There is no averment in Count B of an express contract. In fact, it is alleged therein that the defendant "impliedly contracted with the plaintiff." The courts have been inclined to consider complaints of this character (against common carriers) as founded in tort unless a special contract very clearly appears to be made the gravamen or object of the complaint. New Orleans, Jackson & Great Northern R. Co. v. Hurst, 36 Miss. 660; Jacksonville St. Ry. Co. v. Chappell, 22 Fla. 616, 1 So. 10; Ft. Smith & W. R. Co. v. Ford, 34 Okl. 575, 126 P. 745, 41 L.R.A.,N.S., 745.
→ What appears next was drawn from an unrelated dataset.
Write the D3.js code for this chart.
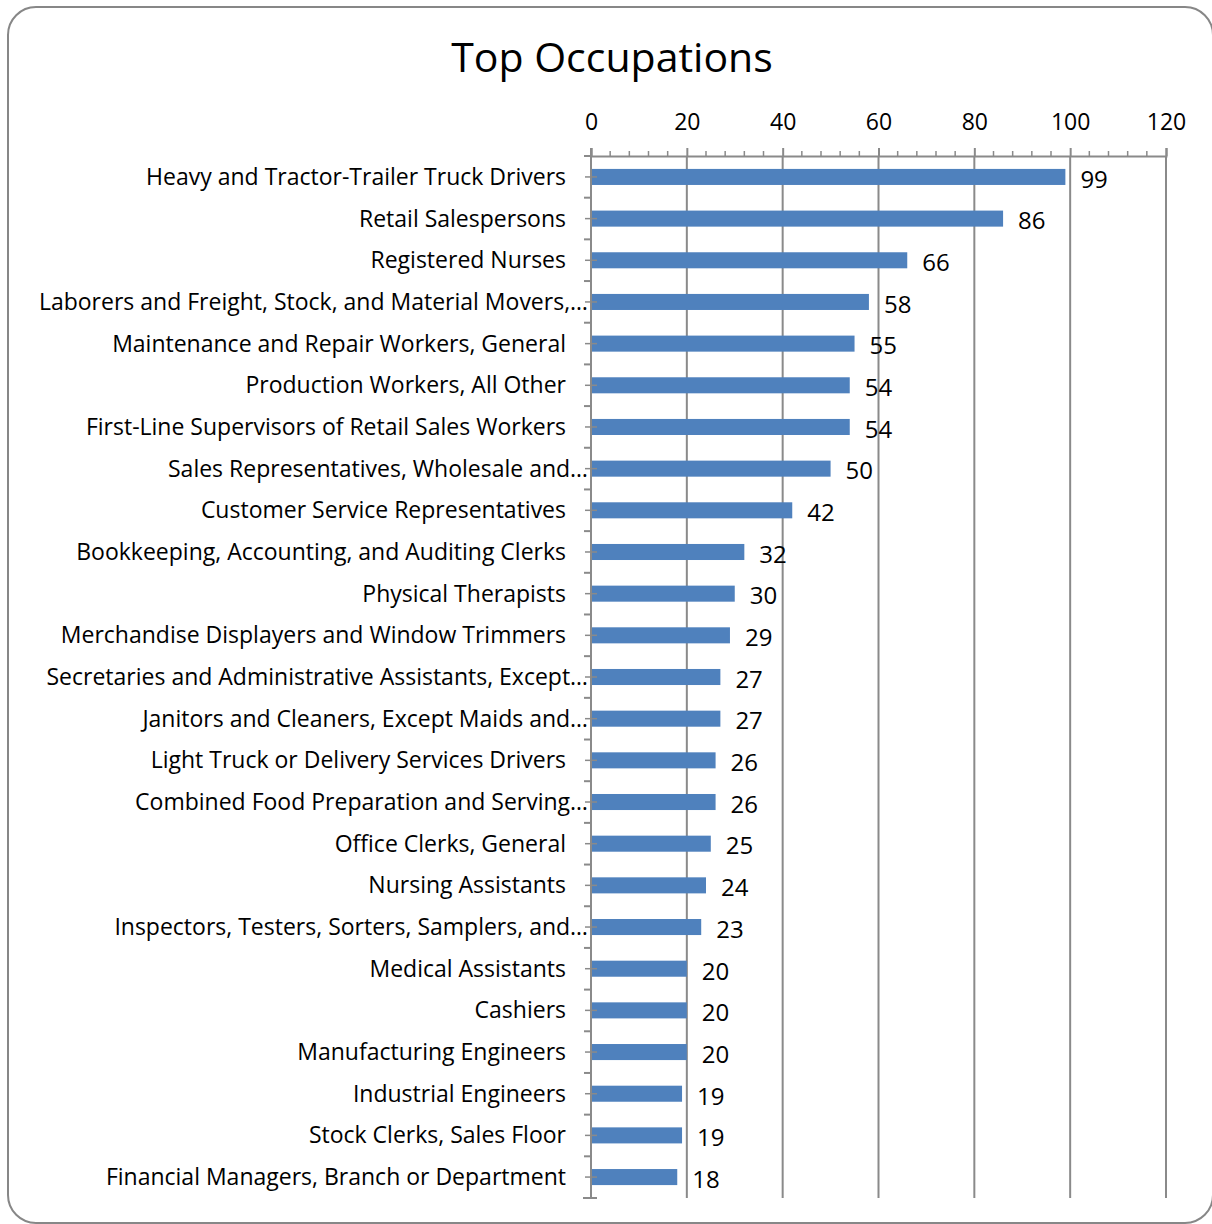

Construing the averments of Count B as a whole, I am of the opinion that the wrong or injury complained of was that the plaintiff, after acquiring by implied contract the right to travel on defendant's bus to a certain point and there to be afforded a reasonable opporunity to alight in safety, was negligently carried beyond that point by the defendant and "negligently required or negligently permitted to disembark at an unsafe place in violation of defendant's public duty."

In other words, I am of the opinion that the cause of action stated in Count B does not arise out of a breach of promise but from a breach of duty growing out of the contract and that the averments as to the implied contract should be considered as mere matters of inducement in which an action in case arises for a breach of duty to carry the plaintiff as a passenger. Southern Ry. Co. v. Bunnell, supra; Western Union Tel. Co. v. Krichbaum, 133 Ala. 535, 31 So. 607; Western Union Tel. Co. v. Waters, 139 Ala. 652, 36 So. 773; Western Union Tel. Co. v. Favish, 196 Ala. 4, 71 So. 183.

MERRILL, J., concurs in the foregoing views.